Furniture Designer and Architect, Los Angeles, CA
Taylor Donsker Design is a Los Angeles based modern furniture company designing and handcrafting pieces to age gracefully through generations of use. Founded by architectural designer and LA native Taylor Donsker, every piece is the result of a singular style developed as an apprentice under several of Los Angeles' most well regarded architects. Materials are hand selected in accordance with our philosophy: every material has a grain, a strength and a weakness, an origin and an end.
Q: You just moved into an amazing new space in south-central LA. Does being in a new space in a different neighborhood do a lot to generate new ideas?
A: Our new space is full of light with industrial steel roof trusses and expansive white walls, it is a blank canvas with room to breathe and has undoubtedly played a major role in our recent new work rollout.
Q: Material quality is hugely important to your work and as a rule is very high. How important has it been to develop the right sourcing network over the years?
A: Because our style is minimal with a highlight on the wood grain, I have become obsessive over the quality of our materials. In the past few years we have developed personal relationships with suppliers who share an interest in our material pallet and aid in maintaining the flow of gorgeous materials into our finished pieces.
In particular we have a love affair with California Claro Walnut, which is evident in our portfolio. Strangely, because it has such a stunning array of colors, many woodworkers choose not to work with it, preferring a more even color range such as steamed Black Walnut. Our work embraces this variation and highlights it.

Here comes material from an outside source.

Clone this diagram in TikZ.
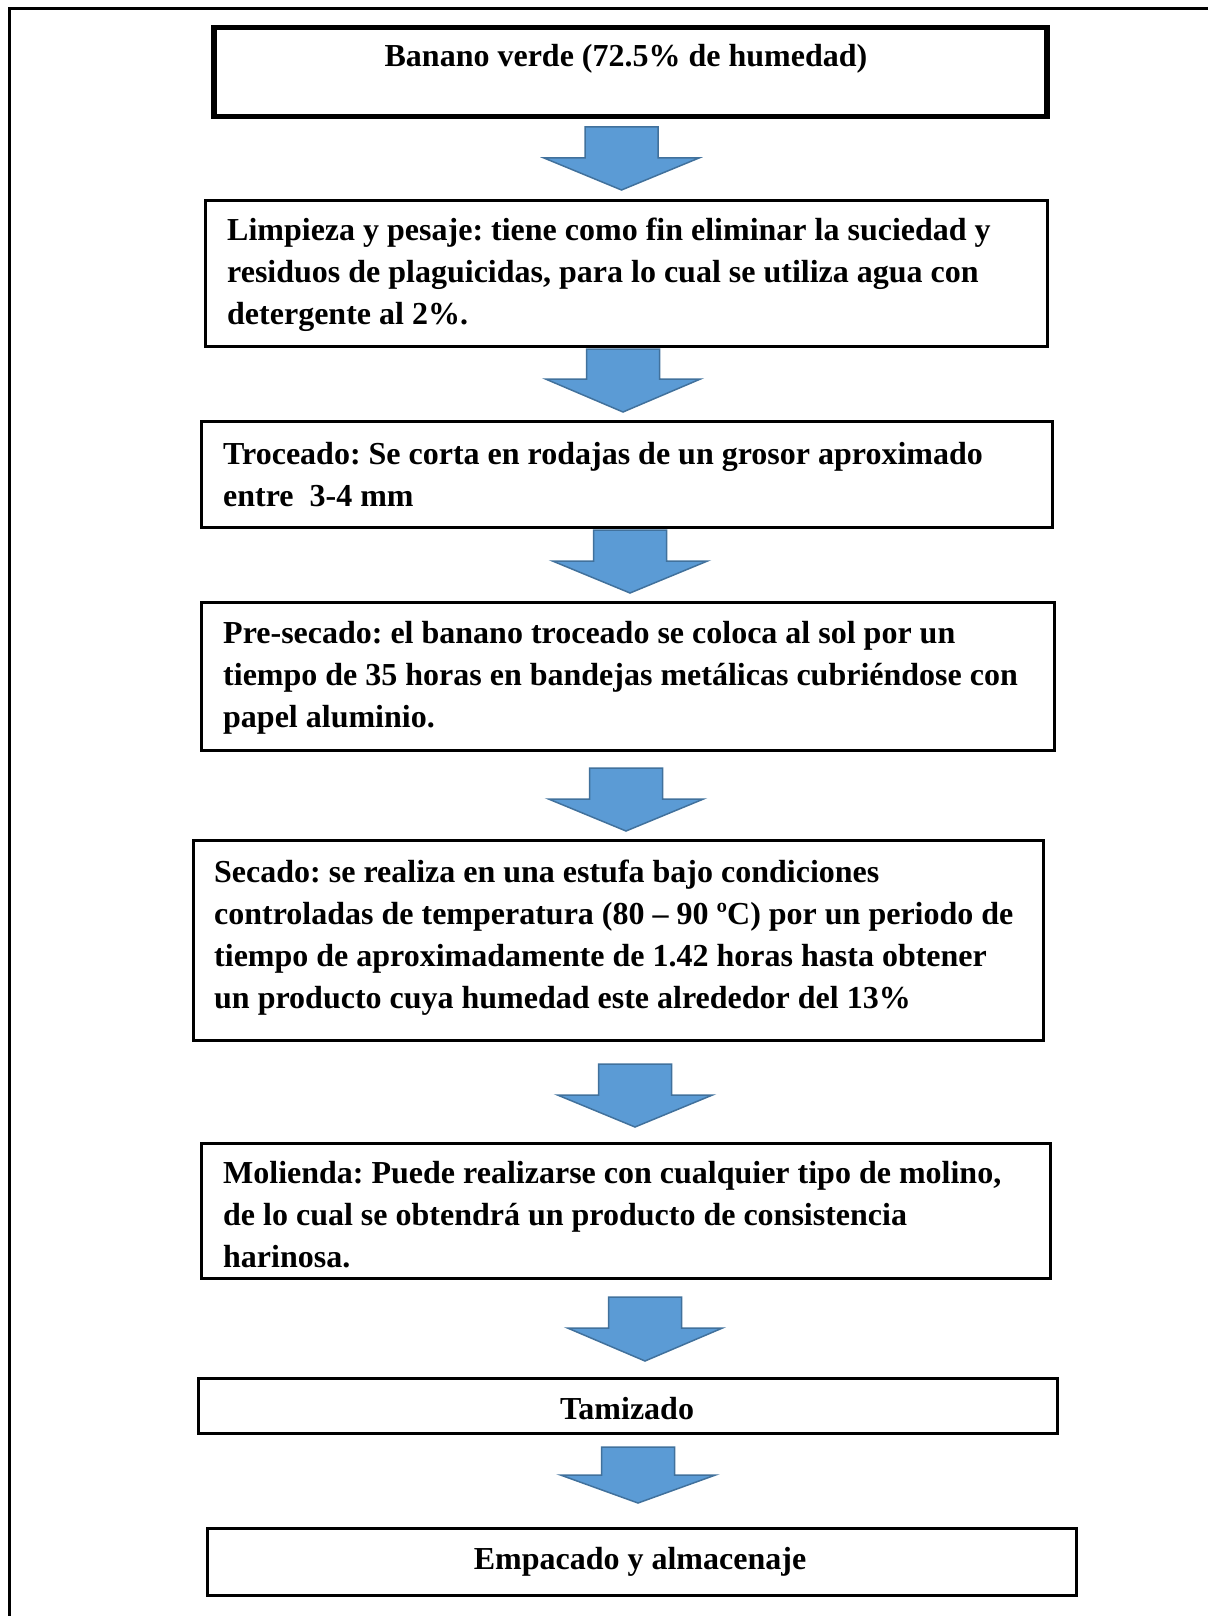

Q: Do you feel like your education as an architect has impacted the way you design furniture?
A: As an architecture student I learned to focus my eye upon detail, the way pieces of similar and different materials become one, and how to balance the proportions of the piece itself as well as its relationship to the human body.
I see furniture as a miniature form of architecture, each piece is inhabitable in some sense, whether it be a chair that wraps around and supports you or a dining table that unites a group of people. My furniture attempts to engage with people whether it be consciously or subconsciously, much like a building.
"I see furniture as a miniature form of architecture, each piece is inhabitable in some sense, whether it be a chair that wraps around and supports you or a dining table that unites a group of people. My furniture attempts to engage with people whether it be consciously or subconsciously, much like a building."
Q: Your knowledge of woodworkers past and present seems really well informed. Is there any single furniture maker that has had a huge influence on your work?
A: George Nakashima and his work have had a profound affect upon my work and myself. We share a similar background in the sense that we both studied and practiced architecture before falling in love with the scale of furniture. We both share a fascination with wood, and his poetic musings about wood and woodworking have helped me to appreciate the natural imperfections that are so commonly discarded as defects. I also admire the way he was able to incorporate natural, organic shapes with more refined, angular details.
Q: What are your plans for the next year and what are you most excited about?
A: We will release new pieces and products that explore my current interest in materiality and material transformation through techniques such as bronze casting and glass lamination. We are working with a local foundry that produces work for world-renowned artists, lending an entirely new material pallet and unlimited possibilities.